Dishes on the red sled

Dishes on the red sled

Editor’s note: Each Thursday, we feature a throwback piece from Topology’s predecessor, catapult magazine. In this essay from 2011, L. L. Barkat considers writing, schooling, and playing under the stars. The following is an excerpt from Rumors of Water: Thoughts on Creativity & Writing.

I have a clog in my drain. It stops kitchen-life as I know it.  But I am so overwhelmed by my current schedule, and Wednesday’s flat tire, and an article due on Friday, that I don’t bother to call the plumber.

My girls peek outside and discover that I’ve set up kitchen-shop by the hose. I am dipping dishes in a silver bowl of water and suds, then rinsing them with a barely-controlled spray that is speckling my glasses and my tan leather sandals.

“Can I do the dishes, Mommy?” asks Sonia. This is an unusual request, coming from my 11-year-old.

“Okay,” I say.

Before I know it, Sonia has been joined by Sara, and they have upgraded the dish-doing station. A red sled serves as a drain-board. One silver bowl is for sudsy water. Another has been added, for rinsing. Somebody starts composing a song about spaghetti.

I have a psychologist friend who has told me that when children start singing, it signals that they’re cognitively engaged, even cognitively growing at that very moment. This thing about singing: it was one of the reasons I first floated the idea of home educating our girls.

I’d already planned to register Sara for kindergarten, but then I visited a couple of classrooms. In one of the rooms, children were quietly sitting on a June day, raising their hands for a teacher to come by and check their letter L’s. Sara had been writing all her letters since she was two years old. I swallowed hard and went to the next classroom. This one looked more hopeful. Children were in small groups, working on a math project. One of the boys started singing softly. “Sammy, this is no time for singing,” said the teacher.

I left those classrooms and changed my mind about sending Sara to school. I talked to my husband, told him how strongly I felt, and we decided to home educate. It went completely against my background as a former public school teacher, and it felt scary but it also felt right, and we were in a position to make such a choice.

People home educate in various ways. I am somewhere to the side of unschooling, which means I use curricula for certain subjects like math and language. But the rest of the time my kids are doing things like washing dishes in a sled, or crashing down the hill on one, trying to miss the house.

It is not unusual for such play to result in a song. Today, in spring, I am treated to a humorous riff on spaghetti. In winter, the girls felt a bit more sentimental, and composed this song, as the sun was going down on their play…

Just Count the Stars

What do you do when the sky is orange 
What do you do when it smells like porridge 
What do you do when it’s purple as a plum? 
Just count the stars, one by one. 

What do you do when the trees are pouring 
Snow on your head and it’s really quite boring 
What do you do when the lamps are lit? 
Just count the stars, bit by bit. 

What do you do when the snow is falling 
What do you do when your home is calling 
What do you do when you’ve lost your heart? 
Just count the stars, part by part. 

When we are engaged in what feels like the serious business of writing, we may be reticent about regularly incorporating play into our writing habits.
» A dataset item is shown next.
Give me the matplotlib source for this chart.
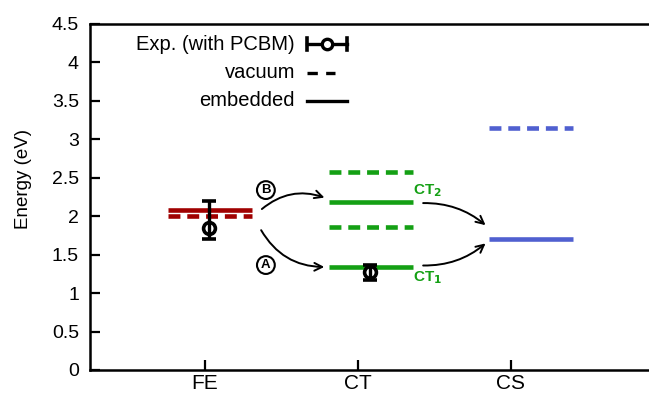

It might seem too childish, too outside our familiar routines, too unpredictable concerning its potential impact on our writing. Yet I have come to accept the drain-clog episodes as a kind of godsend in my writing life — a signal that I’ve been taking myself too seriously and need to change venues, from the writing counter to the sled.

If we don’t already incorporate play into our writing schedule, we might begin by taking the drain-clog moments (the flat tire, the key that we accidentally locked in the car, the missed airplane) and using them as a chance to pull out the proverbial hose and play.

If we don’t want to wait for a drain clog, we can do other things like occasionally write improv poetry on Twitter (I do this with a group called @tspoetry), or participate in playful writing projects with on- or off-line friends. Or we could juggle dishes in the back yard.

Tonight, my girls finally finish the dishes, but it turns out that the friendly hose has more to offer. Now they are spraying it skyward, dancing, giggling, playing in the falling water. It is the stuff of songs.